The former mayor of Debrecen, Lajos Kósa was put in charge of Fidesz's municipal election campaign, and as he told journalists at a press conference at the end of July, roughly a hundred thousand activists will be involved in the governing party's campaign. Fidesz-KDNP will have mayoral candidates in 783 municipalities out of the 3178, and they will support 370 further candidates outside the party, covering more than seven million people, as Kósa assessed. The smaller villages, as he said, are the area of independent candidates.

  • Fidesz will have mayoral candidates in all Budapest districts except for the XX. and XXIII. districts, but even in these places there will be candidates running with outside support from Fidesz.
  • The situation is similar in the 169 larger towns of Hungary where the population exceeds 10.000; Fidesz will have candidates in all of them, though 12 mayoral candidates will only have outside support from the ruling coalition. 
  • There will be 89 Fidesz-KDNP candidates and 13 Fidesz-supported candidates in smaller towns with populations between 5000 and 10 000. Fidesz will have no candidates in 32 towns.

Fidesz will have no central campaign message during the municipal elections, Kósa said candidates will be focusing on local issues, though he did confirm that PM Viktor Orbán will personally participate in the campaign, although it does seem as if not only the Prime Minister, but the government as a whole will do so as well: on Friday, just in time for the start of the campaign, Chief of Staff Gergely Gulyás announced that the state will provide a 9000 Forint (~€30) extraordinary utility price subsidy for all Hungarian pensioners, approximately 2.6 million people. The vouchers will all be delivered by 30 September, a little less than two weeks before the elections. 

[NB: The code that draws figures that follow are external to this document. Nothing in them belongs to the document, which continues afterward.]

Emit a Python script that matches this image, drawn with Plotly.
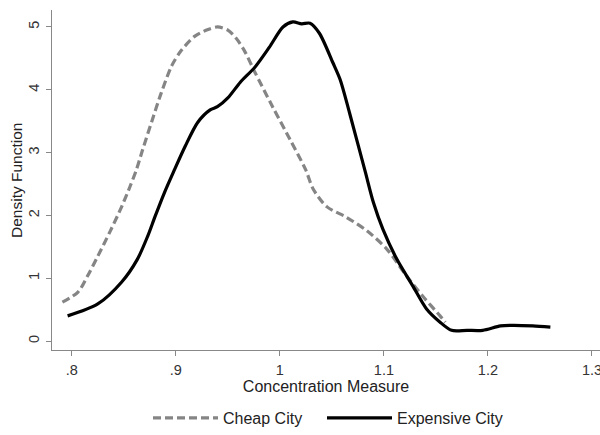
import plotly.graph_objects as go

# Cheap City density (gray dashed)
cheap_x = [0.791, 0.806, 0.815, 0.825, 0.837, 0.848, 0.856, 0.862, 0.868, 0.877, 0.886, 0.896,
           0.905, 0.918, 0.931, 0.940, 0.950, 0.958, 0.966, 0.976, 0.993, 1.010, 1.025, 1.032,
           1.045, 1.064, 1.084, 1.103, 1.122, 1.138, 1.154, 1.159]
cheap_y = [0.62, 0.78, 1.03, 1.35, 1.75, 2.14, 2.46, 2.72, 3.04, 3.50, 3.95, 4.38,
           4.62, 4.85, 4.96, 5.00, 4.95, 4.82, 4.62, 4.28, 3.73, 3.20, 2.72, 2.42,
           2.14, 1.97, 1.75, 1.46, 1.03, 0.70, 0.40, 0.30]

# Expensive City density (black solid)
exp_x = [0.796, 0.825, 0.848, 0.863, 0.873, 0.880, 0.889, 0.898, 0.909, 0.921, 0.933, 0.940,
         0.950, 0.962, 0.976, 0.990, 1.003, 1.0125, 1.021, 1.029, 1.038, 1.051, 1.058, 1.067,
         1.082, 1.090, 1.099, 1.1125, 1.128, 1.141, 1.154, 1.165, 1.180, 1.195, 1.212, 1.224,
         1.243, 1.260]
exp_y = [0.40, 0.59, 0.94, 1.30, 1.67, 1.98, 2.36, 2.70, 3.10, 3.48, 3.68, 3.73,
         3.87, 4.12, 4.36, 4.68, 5.00, 5.08, 5.05, 5.06, 4.90, 4.43, 4.16, 3.63,
         2.70, 2.20, 1.78, 1.30, 0.87, 0.51, 0.30, 0.17, 0.17, 0.17, 0.24, 0.25,
         0.24, 0.22]

x_ticks = [0.8, 0.9, 1.0, 1.1, 1.2, 1.3]
x_labels = [".8", ".9", "1", "1.1", "1.2", "1.3"]
y_ticks = [0, 1, 2, 3, 4, 5]
y_labels = ["0", "1", "2", "3", "4", "5"]

font = "Liberation Sans, Arial, sans-serif"

fig = go.Figure()
fig.add_trace(go.Scatter(x=cheap_x, y=cheap_y, mode="lines", name="Cheap City", legend="legend",
                         line=dict(color="#858585", width=3.2, dash="8px,4px", shape="spline",
                                   smoothing=0.8)))
fig.add_trace(go.Scatter(x=exp_x, y=exp_y, mode="lines", name="Expensive City", legend="legend2",
                         line=dict(color="#000000", width=3.2, shape="spline", smoothing=0.8)))

axis_common = dict(showgrid=False, zeroline=False, showline=True, linecolor="#888888",
                   linewidth=1.3, ticks="outside", ticklen=5, tickcolor="#888888",
                   automargin=False,
                   tickfont=dict(family=font, size=14.5, color="#333333"))

legend_common = dict(orientation="h", xanchor="left", y=-0.2, yanchor="middle",
                     itemwidth=65, bgcolor="rgba(0,0,0,0)",
                     font=dict(family=font, size=16, color="#222222"))

fig.update_layout(
    width=600, height=435,
    margin=dict(l=52, r=0, t=10, b=84),
    paper_bgcolor="white", plot_bgcolor="white",
    font=dict(family=font, color="#222222"),
    xaxis=dict(range=[0.781, 1.3077], tickvals=x_ticks, ticktext=x_labels,
               ticklabeloverflow="allow", ticklabelstandoff=1,
               title=dict(text="Concentration Measure", font=dict(size=16), standoff=0),
               **axis_common),
    yaxis=dict(range=[-0.143, 5.27], tickvals=y_ticks, ticktext=y_labels, tickangle=-90,
               ticklabelstandoff=1, **axis_common),
    legend=dict(x=0.1752, **legend_common),
    legend2=dict(x=0.4927, **legend_common),
    showlegend=True,
    annotations=[dict(text="Density Function", xref="paper", yref="paper",
                      x=-0.0657, y=0.5, xanchor="center", yanchor="middle", textangle=-90,
                      showarrow=False, font=dict(family=font, size=15.5, color="#222222"))],
)

fig.write_html("out.html", config={"displayModeBar": False},
               post_script="document.body.style.margin='0';")
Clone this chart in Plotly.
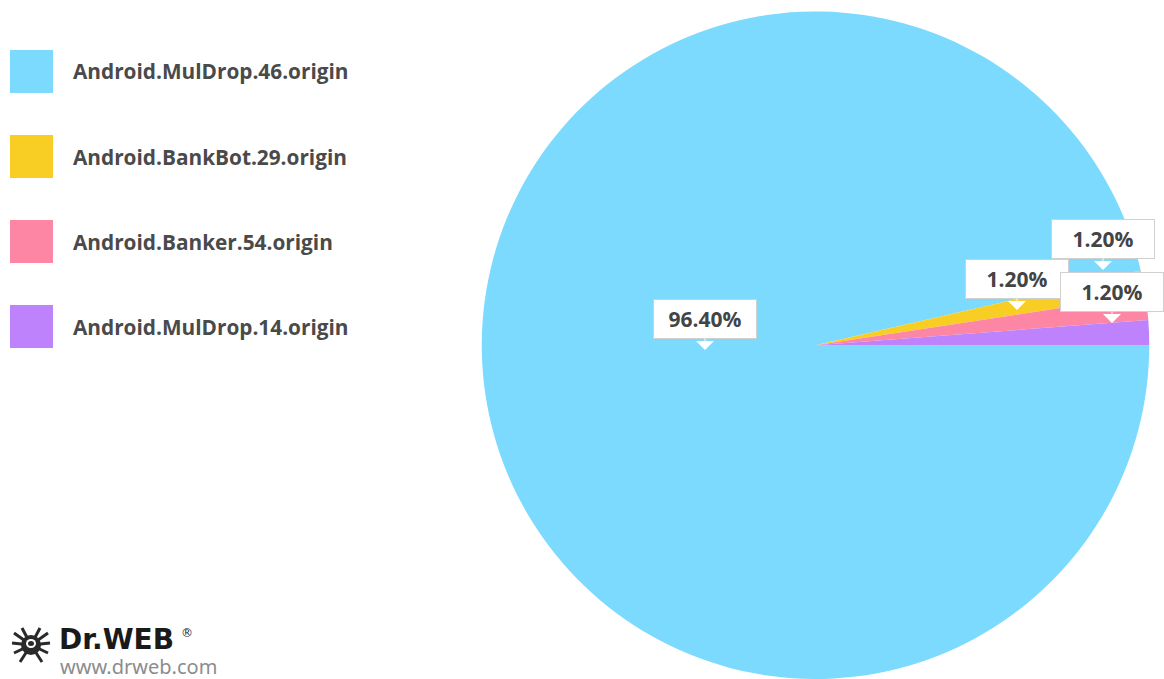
import plotly.graph_objects as go

# ---- data ----
labels = ["Android.MulDrop.46.origin", "Android.BankBot.29.origin",
          "Android.Banker.54.origin", "Android.MulDrop.14.origin"]
values = [96.40, 1.20, 1.20, 1.20]

# ---- styles ----
colors = ["#7BDAFE", "#F9CE24", "#FE86A5", "#BD82FC"]
W, H = 1164, 679


def px(x):
    return x / W


def py(y):
    return 1 - y / H


fig = go.Figure()
fig.add_trace(go.Pie(
    labels=labels, values=values, sort=False, direction="clockwise", rotation=90,
    marker=dict(colors=colors, line=dict(width=0)),
    textinfo="none", hoverinfo="label+percent", showlegend=False,
    domain=dict(x=[481 / W, 1150 / W], y=[0, 667.5 / H]),
))

shapes = []
annotations = []

# ---- custom legend ----
leg_top = [50, 135, 220, 305]
for lab, col, top in zip(labels, colors, leg_top):
    shapes.append(dict(type="rect", xref="paper", yref="paper",
                       x0=px(10), x1=px(53), y0=py(top), y1=py(top + 43),
                       fillcolor=col, line=dict(width=0)))
    annotations.append(dict(xref="paper", yref="paper", x=px(71), y=py(top + 21.5),
                            xanchor="left", yanchor="middle", showarrow=False,
                            text=lab, font=dict(family="Open Sans", size=20.8,
                                                color="#4a4a4a", weight=700)))

# ---- callout labels (tip pixel positions) ----
label_tips = [(705, 350), (1017, 310), (1103, 270), (1112, 323)]
for v, (tx, ty) in zip(values, label_tips):
    annotations.append(dict(
        xref="paper", yref="paper", x=px(tx), y=py(ty),
        text=f"<b>{v:.2f}%</b>", showarrow=True, arrowhead=1, arrowsize=3,
        arrowwidth=1, arrowcolor="white", ax=0, ay=-31,
        bgcolor="white", bordercolor="#d0d0d0", borderwidth=1, borderpad=7,
        width=88, height=24,
        font=dict(family="Open Sans", size=21, color="#444444")))

# ---- Dr.WEB logo ----
cx, cy = 31, 645
legs = [(-17, -12), (-19, -2), (-17, 8), (-11, 17), (17, -12), (19, -2), (17, 8), (11, 17),
        (-9, -17), (9, -17)]
for dx, dy in legs:
    shapes.append(dict(type="line", xref="paper", yref="paper",
                       x0=px(cx), y0=py(cy), x1=px(cx + dx), y1=py(cy + dy),
                       line=dict(color="#2a2a2a", width=3)))
shapes.append(dict(type="circle", xref="paper", yref="paper",
                   x0=px(cx - 10), x1=px(cx + 10), y0=py(cy - 10), y1=py(cy + 10),
                   fillcolor="#2a2a2a", line=dict(width=0)))
shapes.append(dict(type="circle", xref="paper", yref="paper",
                   x0=px(cx - 5), x1=px(cx + 5), y0=py(cy - 6), y1=py(cy + 3),
                   fillcolor="white", line=dict(width=0)))
shapes.append(dict(type="circle", xref="paper", yref="paper",
                   x0=px(cx - 3), x1=px(cx + 3), y0=py(cy - 4), y1=py(cy + 1),
                   fillcolor="#2a2a2a", line=dict(width=0)))
annotations.append(dict(xref="paper", yref="paper", x=px(57), y=py(639),
                        xanchor="left", yanchor="middle", showarrow=False,
                        text="<b>Dr.WEB</b>", height=26, valign="middle",
                        font=dict(family="DejaVu Sans", size=28, color="#1a1a1a")))
annotations.append(dict(xref="paper", yref="paper", x=px(179), y=py(633),
                        xanchor="left", yanchor="middle", showarrow=False,
                        text="®", font=dict(family="DejaVu Sans", size=12, color="#1a1a1a")))
annotations.append(dict(xref="paper", yref="paper", x=px(58), y=py(678),
                        xanchor="left", yanchor="bottom", showarrow=False,
                        text="www.drweb.com", height=20, valign="middle",
                        font=dict(family="Noto Sans", size=20, color="#8c8c8c")))

fig.update_layout(
    width=W, height=H, margin=dict(l=0, r=0, t=0, b=0),
    paper_bgcolor="white", plot_bgcolor="white",
    shapes=shapes, annotations=annotations, showlegend=False,
)

fig.write_html("out.html")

A new approach from the opposition

After nine years of Fidesz's political hegemony, the opposition parties seem to have realised that a fragmented opposition does not stand a chance against a monolithic governing coalition, therefore,

the opposition parties will jointly nominate single candidates to run against Fidesz's candidates in most places of strategic importance, including Budapest, all of Budapest's districts, and most larger cities.

But seeing the precise extent of this cooperation at this point is rather difficult, as not even the opposition parties themselves have the exact figures yet. The agreements still seem somewhat fluid - in some places, the cooperation is only partial, in others, the negotiations are not over yet. Index asked opposition parties about the current state of their joint nominations:

  • The Hungarian Socialist Party (MSZP) did not answer our questions, but at a press conference on Friday, party president Bertalan Tóth said that the opposition agreed about joint candidates in Budapest, in the cities with county rights, most larger cities, and "wherever it was possible."
  • Democratic Coalition's (DK) campaign chief László Varju told Index that the opposition parties and civic organisations will cooperate in all Budapest districts and in the majority of the 144 cities, DK is formally participating the cooperation in 72 towns, with 27 mayor candidates from DK.
  • Momentum will be giving joint candidates in four Budapest districts, nine smaller and four larger towns, and they take part in around 80% of local cooperations.
  • Dialogue for Hungary (Párbeszéd Magyarországért, P) participates in almost all cooperations, and they are officially nominating mayors or local representatives in 38 places, including the opposition's joint mayoral candidate in Budapest after Gergely Karácsony, mayor of Budapest's XIV district won the opposition's limited primary election in June.
  • Green party LMP (Lehet Más a Politika, Politics Can Be Different)also participates in cooperations in 21 out of 23 Budapest districts and in the majority of large towns. LMP will have 10-12 joint candidates and they nominated a mayoral candidate outside of the cooperation only in Pécs. 
  • Jobbik's press office told us that they do not have accurate data about where and how their candidates are running, but Jobbik has provided all the necessary political support to their local organisations to "make the wisest possible decision locally."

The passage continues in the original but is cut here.